The particularities of our current impasse begin, for Kaplan, with the death of Justice Scalia in 2017, and The Most Dangerous Branch opens with a sketch of Scalia's passing at the Cibolo Creek hunting ranch in Texas. From there, Kaplan thinks, we get the Republican Senate's refusal to take up Obama's nomination of Merrick Garland, the breaking of the filibuster of Gorsuch, and now Trump's nomination of Kavanaugh, which Kaplan clearly expected to break along the lines of Gorsuch: nasty (in a way that has been systematically forgotten, as Noah Rothman recently noted in Commentary), but still intelligible down the line of polarized nominations guaranteed by the intrusion of the Supreme Court into what Kaplan sees as essentially political questions.
Unfortunately, Kavanaugh's nomination broke off on a different path, nasty in whole new ways and promising an even greater nastiness in future hearings. As the Free Beacon's Matthew Continetti observed on Friday, the past two Republican presidents, Bush and Trump, have replaced only justices put on the Court by other Republican presidents. If the nomination process has become this envenomed over Republicans, imagine what it will be if, say, Trump tries to replace Justice Ginsberg or some other Democratic nominee?

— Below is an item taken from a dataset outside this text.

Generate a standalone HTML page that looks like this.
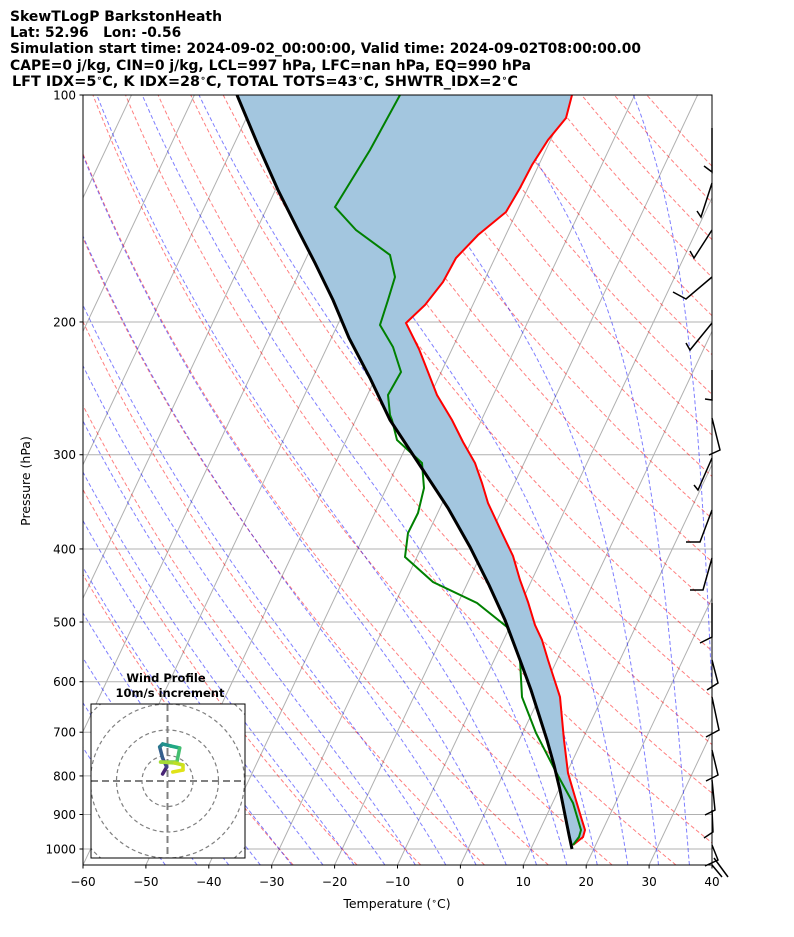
<!DOCTYPE html>
<html><head><meta charset="utf-8">
<style>
html,body{margin:0;padding:0;background:#fff;}
svg{display:block;font-family:"DejaVu Sans","Liberation Sans",sans-serif;}
</style></head>
<body>
<svg id="s" width="794" height="937" viewBox="0 0 794 937" xmlns="http://www.w3.org/2000/svg">
<defs><clipPath id="c"><rect x="83" y="95" width="629" height="770"/></clipPath>
<clipPath id="h"><rect x="91" y="704" width="154" height="154"/></clipPath></defs>
<rect width="794" height="937" fill="#fff"/>
<g id="bg" clip-path="url(#c)"></g>
<g id="data" clip-path="url(#c)"></g>
<g id="hodo"></g>
<g id="barbs" stroke="#000" stroke-width="1.5" fill="none"></g>
<rect x="83" y="95" width="629" height="770" fill="none" stroke="#000" stroke-width="1"/>
<g id="ticks" font-size="12px" fill="#000"></g>
<g font-weight="bold" font-size="13.8px" fill="#000">
<text x="10" y="21" textLength="212" lengthAdjust="spacingAndGlyphs">SkewTLogP BarkstonHeath</text>
<text x="10" y="37" xml:space="preserve">Lat: 52.96   Lon: -0.56</text>
<text x="10" y="53" textLength="631" lengthAdjust="spacingAndGlyphs">Simulation start time: 2024-09-02_00:00:00, Valid time: 2024-09-02T08:00:00.00</text>
<text x="10" y="70" textLength="521" lengthAdjust="spacingAndGlyphs">CAPE=0 j/kg, CIN=0 j/kg, LCL=997 hPa, LFC=nan hPa, EQ=990 hPa</text>
<text x="12" y="86" textLength="506" lengthAdjust="spacingAndGlyphs">LFT IDX=5<tspan font-size="9px" dy="-5">∘</tspan><tspan dy="5">C, K IDX=28</tspan><tspan font-size="9px" dy="-5">∘</tspan><tspan dy="5">C, TOTAL TOTS=43</tspan><tspan font-size="9px" dy="-5">∘</tspan><tspan dy="5">C, SHWTR_IDX=2</tspan><tspan font-size="9px" dy="-5">∘</tspan><tspan dy="5">C</tspan></text>
</g>
<text x="30" y="481" font-size="12.5px" text-anchor="middle" transform="rotate(-90 30 481)">Pressure (hPa)</text>
<text x="397" y="908" font-size="12.5px" text-anchor="middle">Temperature (<tspan font-size="9px" dy="-4">∘</tspan><tspan dy="4">C)</tspan></text>
<g font-weight="bold" font-size="11.5px" text-anchor="middle">
<text x="166" y="682">Wind Profile</text>
<text x="170" y="697">10m/s increment</text>
</g>
</svg>
<script>
(function(){
var NS="http://www.w3.org/2000/svg";
function Y(p){return 95+754*Math.log10(p/100);}
function X(T,p){return 83+(T+60)*6.29+0.4714*(865-Y(p));}
function el(par,tag,at){var e=document.createElementNS(NS,tag);for(var k in at)e.setAttribute(k,at[k]);document.getElementById(par).appendChild(e);return e;}
function pts(a){return a.map(function(q){return q[0].toFixed(1)+","+q[1].toFixed(1);}).join(" ");}
for(var p=100;p<=1000;p+=100){el("bg","line",{x1:83,x2:712,y1:Y(p),y2:Y(p),stroke:"#b0b0b0","stroke-width":1});}
for(var T=-160;T<=40;T+=10){el("bg","line",{x1:X(T,1050),y1:865,x2:X(T,100),y2:95,stroke:"#b0b0b0","stroke-width":1});}
var ps=[];for(var q=1050;q>=100;q-=5)ps.push(q);
for(var t0=-30;t0<=200;t0+=10){var th=t0+273.15;var a=ps.map(function(p){return [X(th*Math.pow(p/1000,0.2857)-273.15,p),Y(p)];});
el("bg","polyline",{points:pts(a),fill:"none",stroke:"#ff0000","stroke-opacity":0.5,"stroke-width":1,"stroke-dasharray":"4,2.5"});}
var Rd=287.04,Cp=1005.7,Lv=2.501e6,eps=0.622;
function f(p,T){var Pa=p*100;var es=611.2*Math.exp(17.67*(T-273.15)/(T-29.65));var rs=eps*es/(Pa-es);
return (Rd*T+Lv*rs)/(Cp+Lv*Lv*rs*eps/(Rd*T*T))/Pa*100;}
function moist(t0){var out={};var T=t0+273.15;out[1000]=T;var p=1000,h=-1;
for(var i=0;i<900;i++){var k1=f(p,T),k2=f(p+h/2,T+h/2*k1),k3=f(p+h/2,T+h/2*k2),k4=f(p+h,T+h*k3);T+=h/6*(k1+2*k2+2*k3+k4);p+=h;if(Math.round(p)%5==0)out[Math.round(p)]=T;}
T=t0+273.15;p=1000;h=1;for(i=0;i<50;i++){var k1=f(p,T),k2=f(p+h/2,T+h/2*k1),k3=f(p+h/2,T+h/2*k2),k4=f(p+h,T+h*k3);T+=h/6*(k1+2*k2+2*k3+k4);p+=h;if(Math.round(p)%5==0)out[Math.round(p)]=T;}
return ps.map(function(p){return [X(out[p]-273.15,p),Y(p)];});}
for(var m=-50;m<=45;m+=5){el("bg","polyline",{points:pts(moist(m)),fill:"none",stroke:"#0000ff","stroke-opacity":0.5,"stroke-width":1,"stroke-dasharray":"4,2.5"});}
var red=[[572,95],[566,118],[548,140],[532,165],[520,188],[506,212],[478,235],[456,258],[443,282],[425,305],[406,323],[419,349],[428,372],[437,395],[452,420],[463,442],[475,463],[482,483],[488,503],[502,533],[513,556],[520,580],[528,602],[535,625],[542,640],[548,660],[560,697],[564,740],[568,773],[575,797],[581,817],[585,830],[583,837],[573,845]];
var grn=[[400,95],[370,150],[335,207],[356,230],[390,255],[395,277],[388,300],[380,325],[393,347],[401,372],[388,395],[390,415],[392,420],[397,440],[422,463],[424,488],[418,513],[408,533],[405,557],[433,582],[477,603],[507,627],[520,660],[522,697],[536,733],[556,772],[573,803],[581,830],[579,837],[573,845]];
var par=[[237,95],[258,145],[278,190],[298,230],[315,263],[333,300],[349,338],[370,378],[390,420],[423,470],[448,508],[470,547],[489,585],[505,620],[520,660],[531,690],[539,715],[547,740],[554,765],[560,790],[565,815],[569,835],[572,849]];
el("data","polygon",{points:pts(par.concat(red.slice().reverse())),fill:"#a3c6df",stroke:"none"});
el("data","polyline",{points:pts(red),fill:"none",stroke:"#ff0000","stroke-width":2});
el("data","polyline",{points:pts(grn),fill:"none",stroke:"#008000","stroke-width":2});
el("data","polyline",{points:pts(par),fill:"none",stroke:"#000","stroke-width":3});
for(p=100;p<=1000;p+=100){el("ticks","line",{x1:79.5,x2:83,y1:Y(p),y2:Y(p),stroke:"#000"});var t=el("ticks","text",{x:76,y:Y(p)+4.5,"text-anchor":"end"});t.textContent=p;}
for(T=-60;T<=40;T+=10){var x=83+(T+60)*6.29;el("ticks","line",{x1:x,x2:x,y1:865,y2:868.5,stroke:"#000"});var t=el("ticks","text",{x:x,y:886,"text-anchor":"middle"});t.textContent=(T<0?"\u2212"+(-T):T);}
var B=[[[712,128],[712,172],[704,166]],[[712,183],[701,217],[697,211]],[[712,230],[694,258],[690,251]],[[712,277],[686,299],[673,292]],[[712,323],[690,350],[686,343]],[[712,370],[712,400],[705,399]],[[712,418],[720,450],[709,455]],[[712,458],[698,490],[694,485]],[[712,510],[700,542],[686,542]],[[712,558],[703,590],[690,590]],[[712,603],[712,637],[700,643]],[[712,660],[718,683],[707,690]],[[712,697],[719,730],[706,737]],[[712,750],[718,775],[706,781]],[[712,780],[715,810],[705,815]],[[712,810],[713,832],[704,838]],[[712,845],[718,860],[705,866]],[[714,858],[728,877]],[[712,865],[722,877]]];
B.forEach(function(b){el("barbs","polyline",{points:pts(b)});});
el("hodo","rect",{x:91,y:704,width:154,height:154,fill:"#fff",stroke:"none"});
var hg=el("hodo","g",{"clip-path":"url(#h)"});
[25.5,51,77,102].forEach(function(r){var c=document.createElementNS(NS,"circle");c.setAttribute("cx",167.5);c.setAttribute("cy",781);c.setAttribute("r",r);c.setAttribute("fill","none");c.setAttribute("stroke","#808080");c.setAttribute("stroke-width",1.2);c.setAttribute("stroke-dasharray","4,3");hg.appendChild(c);});
["M91,781H245","M167.5,704V858"].forEach(function(d){var l=document.createElementNS(NS,"path");l.setAttribute("d",d);l.setAttribute("stroke","#808080");l.setAttribute("stroke-width",2);l.setAttribute("stroke-dasharray","7,4");hg.appendChild(l);});
var H=[[162.6,774,"#440154"],[166.7,767,"#482475"],[162.6,758,"#414487"],[159.7,747,"#355f8d"],[162.6,744,"#2a788e"],[170.8,746,"#21918c"],[179.7,748,"#22a884"],[176.9,762,"#44bf70"],[160.6,762,"#7ad151"],[174.8,763,"#a5db36"],[183,765,"#bddf26"],[183,770,"#d2e21b"],[172.8,772,"#e0e318"]];
for(var i=1;i<H.length;i++){var l=document.createElementNS(NS,"line");l.setAttribute("x1",H[i-1][0]);l.setAttribute("y1",H[i-1][1]);l.setAttribute("x2",H[i][0]);l.setAttribute("y2",H[i][1]);l.setAttribute("stroke",H[i][2]);l.setAttribute("stroke-width",3.5);l.setAttribute("stroke-linecap","round");hg.appendChild(l);}
el("hodo","rect",{x:91,y:704,width:154,height:154,fill:"none",stroke:"#000","stroke-width":1});
})();
</script>
</body></html>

And yet, if we trace the history further than Antonin Scalia's death, reaching past even the 1987 travesty of Robert Bork's hearings and all the way back to Roe v. Wade, Kaplan's The Most Dangerous Branch contains resources for understanding exactly why the nomination of a generally milk-toast, mainstream conservative like Brett Kavanaugh has produced screaming agitators, protesters in Handmaid's Tale costumes (which, one recollects, came before the charges of high-school sexual assault), accusations that the nominee ran a gang-rape ring while a teenager, and claims that he perjured himself by misidentifying "farting" as the meaning of a slang term in a high-school yearbook.

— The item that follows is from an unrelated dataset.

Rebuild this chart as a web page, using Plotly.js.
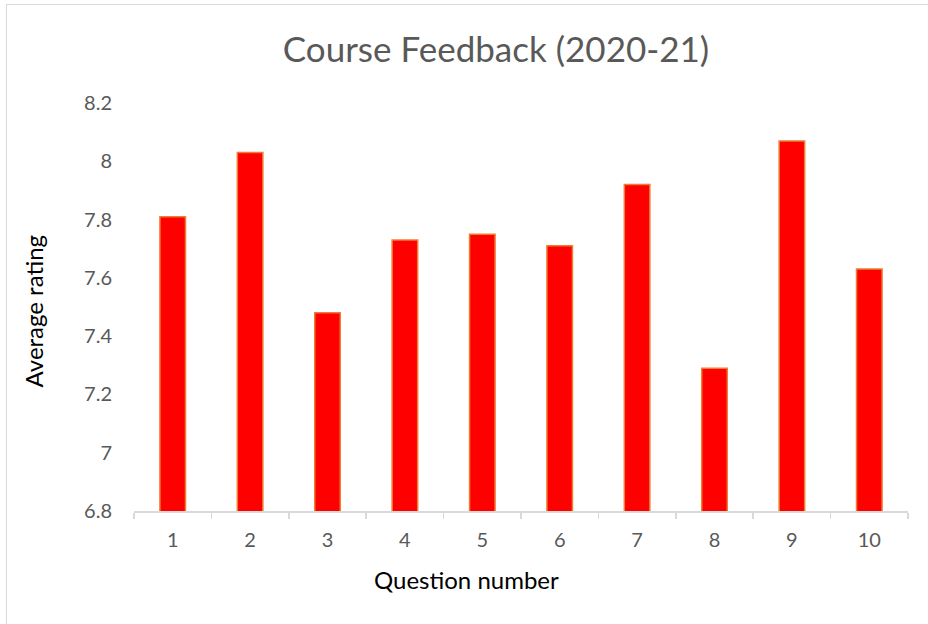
<!DOCTYPE html>
<html>
<head>
<meta charset="utf-8">
<script src="https://cdn.plot.ly/plotly-3.0.1.min.js"></script>
<style>
  html, body { margin: 0; padding: 0; background: #fff; }
  #wrap { position: relative; width: 928px; height: 624px; overflow: hidden; }
  #chart { width: 928px; height: 624px; }
  #frame { position: absolute; left: 6px; top: 4px; width: 940px; height: 640px;
           border: 1px solid #d9d9d9; pointer-events: none; }
</style>
</head>
<body>
<div id="wrap">
  <div id="chart"></div>
  <div id="frame"></div>
</div>
<script>
const questions = ["1", "2", "3", "4", "5", "6", "7", "8", "9", "10"];
const ratings = [7.81, 8.03, 7.48, 7.73, 7.75, 7.71, 7.92, 7.29, 8.07, 7.63];
const yTicks = [6.8, 7, 7.2, 7.4, 7.6, 7.8, 8, 8.2];
const yTickText = ["6.8", "7", "7.2", "7.4", "7.6", "7.8", "8", "8.2"];

const FONT = "Lato, 'Open Sans', sans-serif";

const trace = {
  type: "bar",
  x: questions,
  y: ratings,
  marker: { color: "#ff0000", line: { color: "#ed7d31", width: 1.5 } },
  hoverinfo: "x+y"
};

const layout = {
  width: 928,
  height: 624,
  margin: { l: 134, r: 20, t: 103, b: 113 },
  paper_bgcolor: "#ffffff",
  plot_bgcolor: "#ffffff",
  showlegend: false,
  bargap: 0.67,
  title: {
    text: "Course Feedback (2020-21)",
    font: { family: FONT, size: 35, color: "#595959" },
    x: 0.5345, xref: "container", xanchor: "center",
    y: 0.92, yref: "container", yanchor: "middle"
  },
  xaxis: {
    type: "category",
    showline: true, linecolor: "#d9d9d9", linewidth: 1.5,
    ticks: "outside", tickson: "boundaries", ticklen: 6, tickcolor: "#d9d9d9", tickwidth: 1.5,
    showgrid: false, zeroline: false,
    tickfont: { family: FONT, size: 20, color: "#595959" },
    ticklabelstandoff: 10,
    fixedrange: true
  },
  yaxis: {
    range: [6.8, 8.2],
    tickvals: yTicks, ticktext: yTickText,
    showline: false, ticks: "", showgrid: false, zeroline: false,
    tickfont: { family: FONT, size: 20, color: "#595959" },
    ticklabelstandoff: 21,
    fixedrange: true
  },
  annotations: [
    { text: "Average rating", xref: "paper", yref: "paper", x: -0.13, y: 0.49,
      xanchor: "center", yanchor: "middle", textangle: -90, showarrow: false,
      font: { family: FONT, size: 24, color: "#000000" } },
    { text: "Question number", xref: "paper", yref: "paper", x: 0.429, y: -0.168,
      xanchor: "center", yanchor: "middle", showarrow: false,
      font: { family: FONT, size: 24, color: "#000000" } }
  ]
};

Plotly.newPlot("chart", [trace], layout, { displayModeBar: false, staticPlot: true });
</script>
</body>
</html>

None of this makes sense—unless nominations to the Supreme Court are the only truly meaningful occasions on which those who feel strongly about abortion can try to influence the real center of the political debate. If we have allowed Plato's Guardians to take difficult political decisions away from us, then the choosing of those Guardians becomes an obvious occasion for a political fight. We shouldn't be surprised if it proves just as nasty, unfair, partisan, and shameful as every other political fight.
For that matter, we shouldn't be surprised if it proves even more nasty than other political fights. After the Senate votes on a nominee, the Supreme Court goes back to its high Aristotelian political debates. But the rest of us are locked out again—relegated to the sidelines until the next nomination.
Bad as the Kavanaugh spectacle has been for the health of the republic and the reputation of the Supreme Court, the next nomination will be even worse. The leftist protesters know that it's all finally about Roe v. Wade. So do those pro-life writers who sat in New York's Union League Club 20 years ago, listening to a Supreme Court justice tell them never to despair. And so do those who are rallying to Brett Kavanaugh's support. It shouldn't be so. But the Supreme Court made it so in 1973, and we all live downriver of that decision.